Overall, I tend to find it difficult for movies and TV series to capture the reality of someone’s life within a couple of hours or even a couple of seasons.
This is primarily because a story has to be told about said person’s life that is going to be captivating enough to hold the audience’s attention and satisfy their quench for solid entertainment.
I believe that this is a factor that both helps and hurts the latest biopic to hit movie theaters about epic fantasy writer, Master J.R.R. Tolkien (- of The Lord of the Rings and The Hobbit’s fame.)
Tolkien (pronounced Tol-keen -as is annunciated out in the film) is a good yet wavering biographical film that falls short of being an epic biopic film in the likes of Malcolm X, Walk the Line, or Hidden Figures.

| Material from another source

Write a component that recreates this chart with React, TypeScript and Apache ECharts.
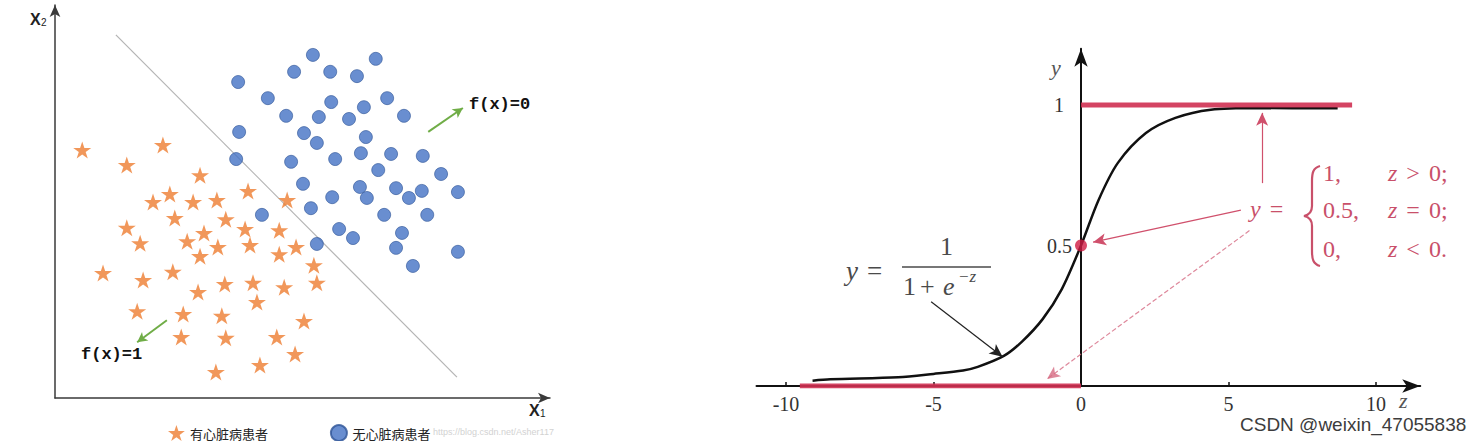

This is because of an inherent difficulty that was posed to the creators from the inception of the project.
Tolkien is an author.
Although Master Tolkien lived a difficult life, having lost his mother at a young age and having survived WWI, it is the calm mundanity of his story that is the real catalyst of Tolkien’s genius.
That is not to say that his tumultuous times didn’t impact his art in any way shape or form.
The movie does an amazing job of portraying Tolkien’s relationship with his mother, who fueled his passion for mythologies and even influenced his handwriting associated with styles of Middle Earth.
The film; however, mainly focuses on two different aspects of his life: his romance with his wife Edith Bratt, and his Tea Room Club friends from his youth.
I deem this to be problematic in the film for two reasons.
First, the stories are competing story lines that barely interact with each other and provide conflicting tones in the film.
Rather than survey the life and accomplishments of the master author, Gleeson and Beresford’s script focused on the developmental aspects of his youth, forcing the screen time to be shared between his interactions with his friends and Edith.
Each story line provides different tones of what’s going with the characters. Every time Tolkien is with his friends, there is a lighthearted comedic quality that is expressed with witty banter and a random dance sequence.
With Edith, we see various emotions coming from Tolkien, ranging from love to jealousy. Keep in mind that this is also done with a framing device of Tolkien in trench warfare getting feverish during terrible attacks (as almost a commentary on war), which culminates in reuniting with Edith.
It’s almost as if there are different personalities in this film…..
My second issue with the movie is that it glances over the humdrum of his daily life.
Remember, Tolkien was a writer, philologist, and professor. He read and wrote a lot, creating languages and composing the most insane details that you could possibly come up with in world building. (The man literally created his own measurements – like the metric system- for Middle Earth)
That is what is appealing about Tolkien. It’s his attention to detail and absolute devotion to his craft, along with the fact that he was able to hold a full-time job and raise a family, all with a pipe and a curious smile on his face.
Tolkien was widely devoted to his work. He drew phenomenal maps – both geographic and contours maps (which also serve as fantastic art pieces) for each of his different stories, wrote intricate genealogical lists and histories, and created languages with legitimate grammatical rules for different species within Middle Earth.
He also infamously fought with his publishers over the books being split into three smaller novels, as well as the design of his book covers.
Not to mention that he also had a life changing friendship with CS Lewis.
All these interesting factoids are completely skipped over in the film, as it ends with Tolkien returning home and acclimating back into his life, all while reconnecting and eventually marrying Edith.
This, of course, is very difficult to film, which could explain why they focused on Tolkien’s friendships and love life rather than him at the peak of his literary career. Granted, who wants to watch someone type and read for an hour and a half straight.
To counter that, the director, Karukoski, could have explored these moments with some imagination and intrigue, using abstract imagery and surreal experiences as a counter to filming a period piece undertone in the film.
However, the movie is still worth a watch.
The cinematography and visuals are well done also.
The movie uses a framing device of Tolkien in the trenches of WW1 for about 75% of the film, which had the most vivacious visuals.
Here, his military guide Sam (reference guys!) is trying to guide a feverish Tolkien out if the trench during gas attacks. Every time there is a gas mask, a visual reminiscent of the Nazgul appears on the battlefield. This is about the most surreal that the movie gets.
Imagery of a knight in shining armor, reminiscent of Aragorn or Isildur, also makes an appearance.
Overall, the movie is decent enough to watch and will definitely inspire hardcore Tolkien fans to pick up a book or pen, but not the three part biopic that it could have possibly been.